Nella serata del Cenacolo, non si poteva non ricordare il 66-60 rifilato dal Petrarca al Simmenthal il 16 gennaio 1966. Fabiano era il vice di Nikolic, considerato tra i migliori allenatori europei. E giocavano Tonzig e Stefanelli, presenti alla conviviale. I bianconeri erano secondi in classifica, a pari punti con l’Ignis Varese e a due lunghezze dalla capolista Simmenthal, che avrebbe poi vinto il torneo. Il formidabile nuovo acquisto, l’americano Doug Moe, scartato proprio dal Simmenthal, si prende la più colossale delle rivincite, coadiuvato in maniera impeccabile dalla squadra. A due minuti dalla fine, sul 60 pari, è costretto a uscire per falli, dopo avere realizzato da solo 41 (!) punti. I presagi più cupi si addensano sui petrarchini, rimasti privi del loro fuoriclasse. Ma con incredibile freddezza, Varotto con quattro liberi su quattro e un tiro da due dalla distanza (non esistevano ancora i tre punti) chiude il conto con gli esterrefatti rivali.

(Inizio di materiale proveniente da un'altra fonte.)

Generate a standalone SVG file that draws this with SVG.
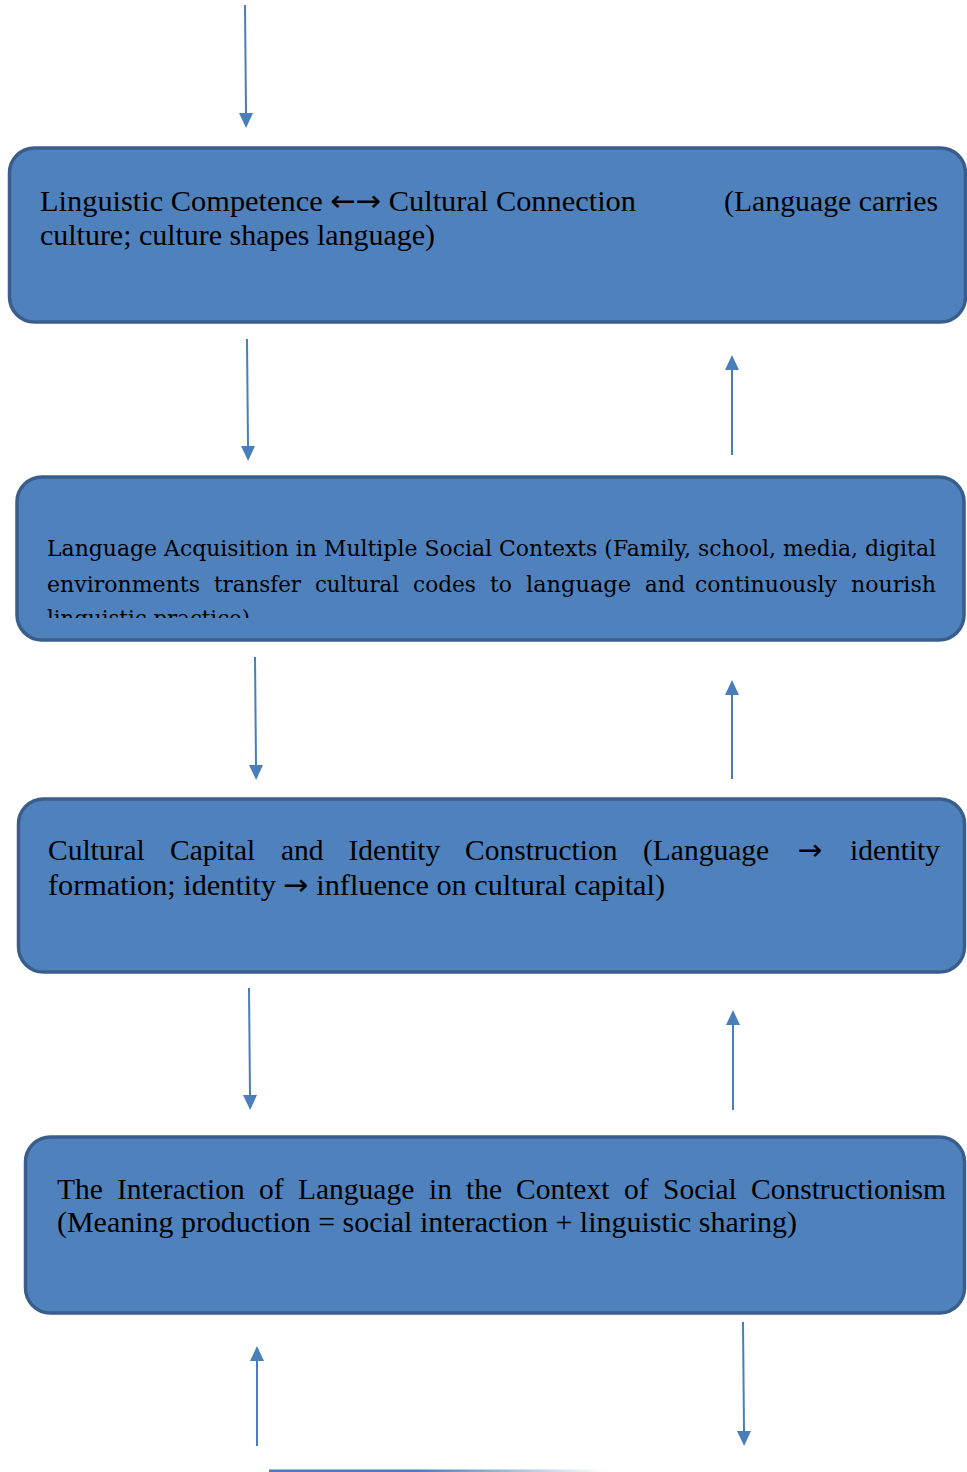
<svg xmlns="http://www.w3.org/2000/svg" width="967" height="1472" viewBox="0 0 967 1472">
  <style>
    .box { fill: #4F81BD; stroke: #3A5E8C; stroke-width: 3.5; }
    .t { font-family: "Liberation Serif", "Times New Roman", serif; font-size: 29.5px; fill: #000; }
    .g { font-family: "DejaVu Serif", Georgia, serif; font-size: 21.5px; fill: #000; }
    .ar { font-family: "DejaVu Sans", sans-serif; }
    .conn { stroke: #4A7EBB; stroke-width: 2; fill: none; marker-end: url(#ah); }
  </style>
  <defs>
    <marker id="ah" viewBox="0 0 15 15" markerWidth="15" markerHeight="15" refX="0" refY="7.5" orient="auto" markerUnits="userSpaceOnUse">
      <path d="M0,0.5 L15,7.5 L0,14.5 Z" fill="#4A7EBB"/>
    </marker>
    <linearGradient id="fade" x1="0" y1="0" x2="1" y2="0">
      <stop offset="0" stop-color="#4A7EBB" stop-opacity="1"/>
      <stop offset="0.45" stop-color="#4A7EBB" stop-opacity="1"/>
      <stop offset="1" stop-color="#4A7EBB" stop-opacity="0"/>
    </linearGradient>
    <clipPath id="clip2">
      <rect x="17" y="477" width="947" height="141"/>
    </clipPath>
  </defs>

  <g id="connectors">
    <line class="conn" x1="245" y1="5" x2="246" y2="113"/>
    <line class="conn" x1="247" y1="339" x2="248" y2="446"/>
    <line class="conn" x1="732" y1="455" x2="732" y2="370"/>
    <line class="conn" x1="255" y1="657" x2="256" y2="765"/>
    <line class="conn" x1="732" y1="779" x2="732" y2="695"/>
    <line class="conn" x1="249" y1="988" x2="250" y2="1095"/>
    <line class="conn" x1="733" y1="1110" x2="733" y2="1025"/>
    <line class="conn" x1="257" y1="1446" x2="257" y2="1361"/>
    <line class="conn" x1="743" y1="1322" x2="744" y2="1431"/>
    <rect x="269" y="1469.5" width="336" height="2.5" fill="url(#fade)"/>
  </g>

  <g id="node-1">
    <rect class="box" x="9.5" y="148" width="956" height="174" rx="25" ry="25"/>
    <text class="t" x="40" y="211" textLength="596" lengthAdjust="spacingAndGlyphs">Linguistic Competence <tspan class="ar">←→</tspan> Cultural Connection</text>
    <text class="t" x="724" y="211" textLength="214" lengthAdjust="spacingAndGlyphs">(Language carries</text>
    <text class="t" x="40" y="245" textLength="395" lengthAdjust="spacingAndGlyphs">culture; culture shapes language)</text>
  </g>

  <g id="node-2">
    <rect class="box" x="17" y="477" width="947" height="163" rx="25" ry="25"/>
    <g clip-path="url(#clip2)">
      <text class="g" x="47" y="556" textLength="889" lengthAdjust="spacingAndGlyphs">Language Acquisition in Multiple Social Contexts (Family, school, media, digital</text>
      <text class="g" x="47" y="592" textLength="153" lengthAdjust="spacingAndGlyphs">environments</text>
      <text class="g" x="214" y="592" textLength="87" lengthAdjust="spacingAndGlyphs">transfer</text>
      <text class="g" x="315" y="592" textLength="84" lengthAdjust="spacingAndGlyphs">cultural</text>
      <text class="g" x="413" y="592" textLength="63" lengthAdjust="spacingAndGlyphs">codes</text>
      <text class="g" x="490" y="592" textLength="22" lengthAdjust="spacingAndGlyphs">to</text>
      <text class="g" x="526" y="592" textLength="105" lengthAdjust="spacingAndGlyphs">language</text>
      <text class="g" x="645" y="592" textLength="40" lengthAdjust="spacingAndGlyphs">and</text>
      <text class="g" x="695" y="592" textLength="142" lengthAdjust="spacingAndGlyphs">continuously</text>
      <text class="g" x="851" y="592" textLength="85" lengthAdjust="spacingAndGlyphs">nourish</text>
      <text class="g" x="47" y="626" textLength="203" lengthAdjust="spacingAndGlyphs">linguistic practice)</text>
    </g>
  </g>

  <g id="node-3">
    <rect class="box" x="18.5" y="799" width="946" height="173" rx="25" ry="25"/>
    <text class="t" x="48" y="860">Cultural</text>
    <text class="t" x="170" y="860">Capital</text>
    <text class="t" x="281" y="860">and</text>
    <text class="t" x="348.5" y="860">Identity</text>
    <text class="t" x="465" y="860">Construction</text>
    <text class="t" x="643" y="860">(Language</text>
    <text class="t ar" x="810" y="860" text-anchor="middle">→</text>
    <text class="t" x="850" y="860" textLength="90" lengthAdjust="spacingAndGlyphs">identity</text>
    <text class="t" x="48" y="895" textLength="617" lengthAdjust="spacingAndGlyphs">formation; identity <tspan class="ar">→</tspan> influence on cultural capital)</text>
  </g>

  <g id="node-4">
    <rect class="box" x="25.5" y="1137" width="939" height="176" rx="25" ry="25"/>
    <text class="t" x="57" y="1199">The</text>
    <text class="t" x="117" y="1199">Interaction</text>
    <text class="t" x="259" y="1199">of</text>
    <text class="t" x="298" y="1199">Language</text>
    <text class="t" x="429" y="1199">in</text>
    <text class="t" x="466" y="1199">the</text>
    <text class="t" x="516" y="1199">Context</text>
    <text class="t" x="624" y="1199">of</text>
    <text class="t" x="663" y="1199">Social</text>
    <text class="t" x="751" y="1199" textLength="195" lengthAdjust="spacingAndGlyphs">Constructionism</text>
    <text class="t" x="57" y="1232" textLength="740" lengthAdjust="spacingAndGlyphs">(Meaning production = social interaction + linguistic sharing)</text>
  </g>
</svg>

Il palazzetto dell’Antonianum, trascinato dal tifo del “capo” Tota (era mio vicino di casa, ma anche di posto) diventa così una bolgia infernale, ognuno si è sentito vincitore nella sua dimensione, anche i… cappotti che venivano fatti roteare vorticosamente dai ragazzi assiepati nelle tribunette dietro le plance quando gli avversari battevano i tiri liberi: i precursori dei laser. La lunga giornata si conclude nel migliore dei modi. Perchè lunga giornata? I cancelli dell’impianto erano aperti dalle 9.30, otto ore prima dell’inizio dell’incontro. Con 674 punti e una media di oltre 30 a partita, Moe vinse il titolo di capocannoniere. Probabilmente il migliore giocatore mai arrivato in Italia, secondo solo a Bill Bradley, acquistato dal Simmenthal soltanto per le partite di Coppa, come da regolamento di allora.

Il ricordo di quella memorabile sfida e di quel meraviglioso periodo ha permeato di sé la splendida serata del Cenacolo, organizzata da Roberto Forcellini e Paolo Benini, senza dimenticare naturalmente Paolo Ferrari.

Alla prossima e grazie per l’attenzione.